For anyone who hasn’t used it, LabVIEW is a graphical programming environment. Instead of writing code you build logic visually, connecting blocks that represent functions and data flows. To a traditional programmer it probably looks like a toy. It is not.

What I liked about it was simple. It got out of the way. Libraries were handled, syntax wasn’t a thing, and if something broke you could literally see where the flow had gone wrong. You could focus on the actual problem rather than fighting the tool.

I was building a predictive monitoring system for industrial turbines at the time. Tracking signals, spotting trends, flagging early indicators of failure. We were working with a university and a PhD student there had written a sophisticated prediction algorithm — impressive work, genuinely.

My job was not to rewrite it. It was to integrate it.

LabVIEW let me drop that external code — whether it was compiled C or a MATLAB script, to be honest I can’t remember exactly after all these years — directly into my visual logic as a block. I wired the inputs in, connected the outputs to my dashboard, and it worked.

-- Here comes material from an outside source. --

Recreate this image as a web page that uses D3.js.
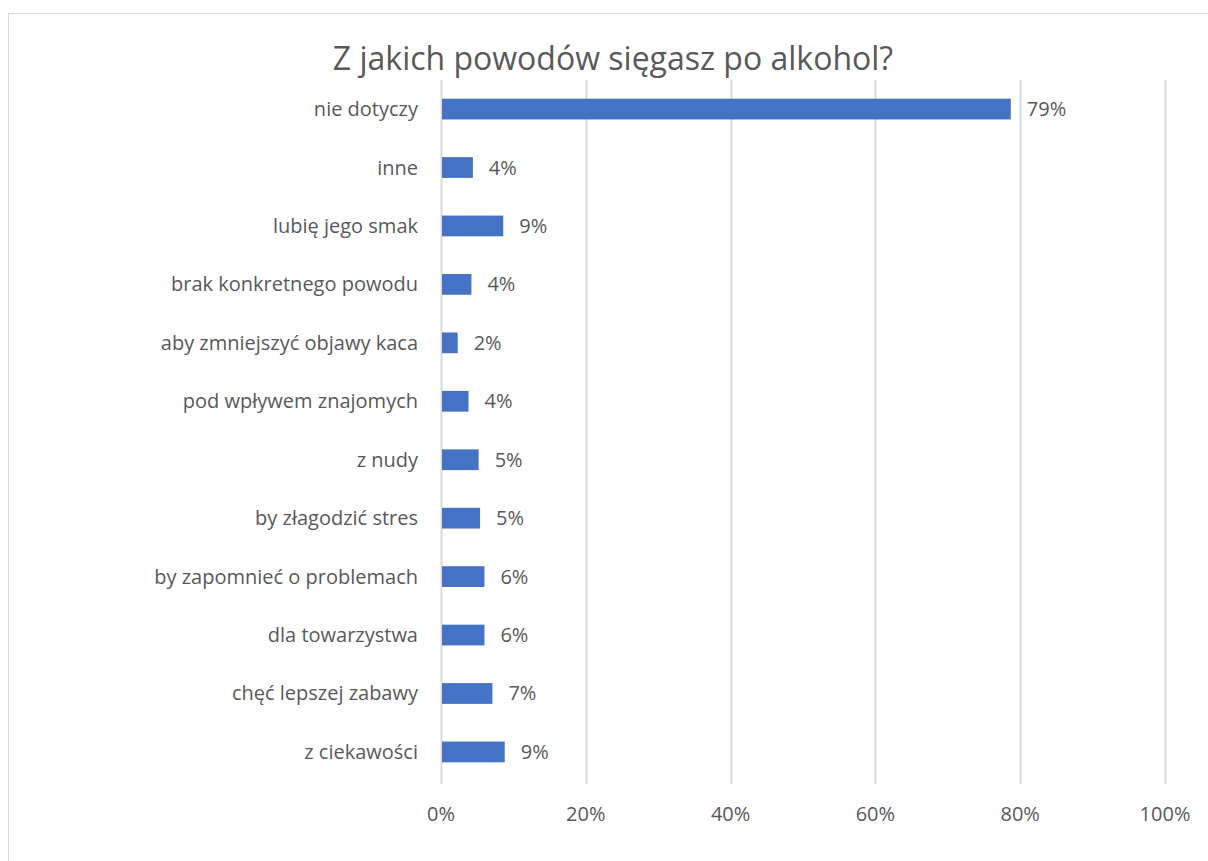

In 2005 that was honestly quite something. Cutting-edge research sitting inside a practical engineering system, and I didn’t have to unpick someone else’s specialist work to make it happen. I could stay focused on what I was actually there to solve — the signals, the integration, the failure modes. The tool handled the rest.

Twenty Years Later

Over the past year or so I have been running a bunch of personal coding and automation projects — all with AI as a collaborator. Apps Script pipelines for auditing my cloud storage. Home automation scripts that just run quietly in the background. This website, manujg.com, which I built over a single weekend. And quite a few more — there is always something on the go, usually starting from a small problem I got tired of dealing with manually.

Honestly the pattern is exactly the same as LabVIEW.

I come in knowing what I want — the architecture, the edge cases, how it should behave. AI handles the first pass. I review it, fix what doesn’t work, adjust until it does what I actually need. The gap between having an idea and having something working has shrunk to a point that still catches me off guard sometimes.

Different technology. Same dynamic.

The Tool is Only Half of It

That turbine system worked not just because LabVIEW was good — it worked because I understood signal processing well enough to know if the outputs actually made sense. I could look at what the algorithm was producing and tell whether it reflected reality. That judgment came from the domain, not from the tool.

AI is no different. If you can’t tell when the output is confidently wrong, you’ll just build something broken faster. But if you have that domain knowledge, AI becomes a genuine accelerant. That much I’d say without hesitation.

One Thing I’d Tell Anyone Earlier in Their Career

Think in systems before you think in syntax.

What is the problem, really. What does a good solution look like. How does it behave when things go wrong. Does it scale or does it fall apart under load. These are the questions that matter.

What language it gets written in, which library handles a specific function, how the API works — those are implementation details. Important to get right, but not the thing that separates someone who can build from someone who can lead.

LabVIEW pushed me to think this way early because the visual nature of it forced you to see the system before you got into the detail. AI is doing the same thing now, just in a different way — if you can describe what you want clearly and precisely, the how largely sorts itself out.

The tools will keep changing. Thinking clearly about problems won’t go out of date. That’s the thing worth investing in.